In recent years I’d all but put gaming down, barring some iPhone apps that came in awful handy during the dull moments of work travel – waiting in long immigration lines, anyone? With rare exception (Dragon Age 3 for one!) I never seemed to have the time nor the patience for gaming, given my busy schedule. This definitely bothered me, as video games had always been great for a variety of purposes: stress relief, exercising my brain via puzzles, socialization, and just plain escapism fun. From conversations with colleagues I knew this wasn’t unusual, but that didn’t make it less frustrating.
For the Horde!
How have things changed since leaving the corporate world? Well, it’s not non-stop gaming 🙂 As I mentioned, I’ve got a lot of other interests. But it’s so rewarding knowing that if I want to make time for it, it’s readily done. Most recently, I’ve started playing World of Warcraft again. If you’re not familiar with it, it’s what’s known as a Massively Multiplayer Online Role-Playing Game (MMORPG). The title of this section refers to the game faction I’m a part of, in a virtual world that is divided into two major groups. I have such fond memories of this game, one I played for over seven years with many good friends.
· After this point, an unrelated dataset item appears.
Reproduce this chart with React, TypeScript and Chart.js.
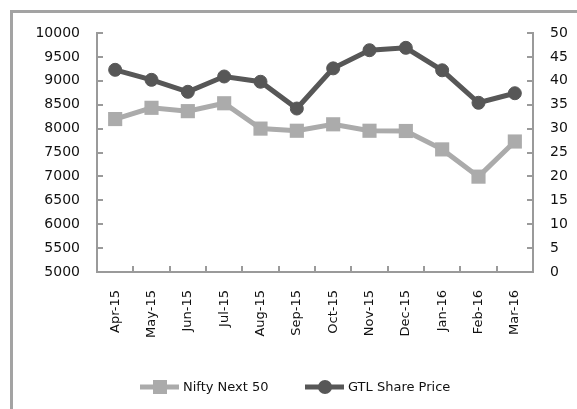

Does “retirement” mean that I have now mastered time prioritization? Of course not. That said, there aren’t as many ramifications to staying online a little longer to complete “just one more quest”. Of course, my family would rightfully complain if I was choosing Warcraft over cooking dinner! But it’s a huge difference from the past where the only time I could log on was if I happened to have some extra time in the morning because I wasn’t sleeping well. Now my time is mine to divide up as I want, once any important tasks are done. It’s also pretty easy to shift things around since any deadlines that have been set are likely ones I created.
I recognize that this isn’t the weightiest post I’ve written to date. I’m also aware that many people have little interest in video games. But the lesson within applies irrespective of whatever your guilty pleasure happens to be! In my opinion, it is these little things that are the biggest and most rewarding changes that have resulted from my leaving the workplace. This is exactly what we all plan for in retirement but it’s a different thing entirely to have that be your reality. It also reminds me how fortunate I am to be in this position, one I certainly don’t take for granted.
What do you enjoy most about retirement? If you’re still working, what are you looking forward to once you leave the workplace? I’d love to hear from you.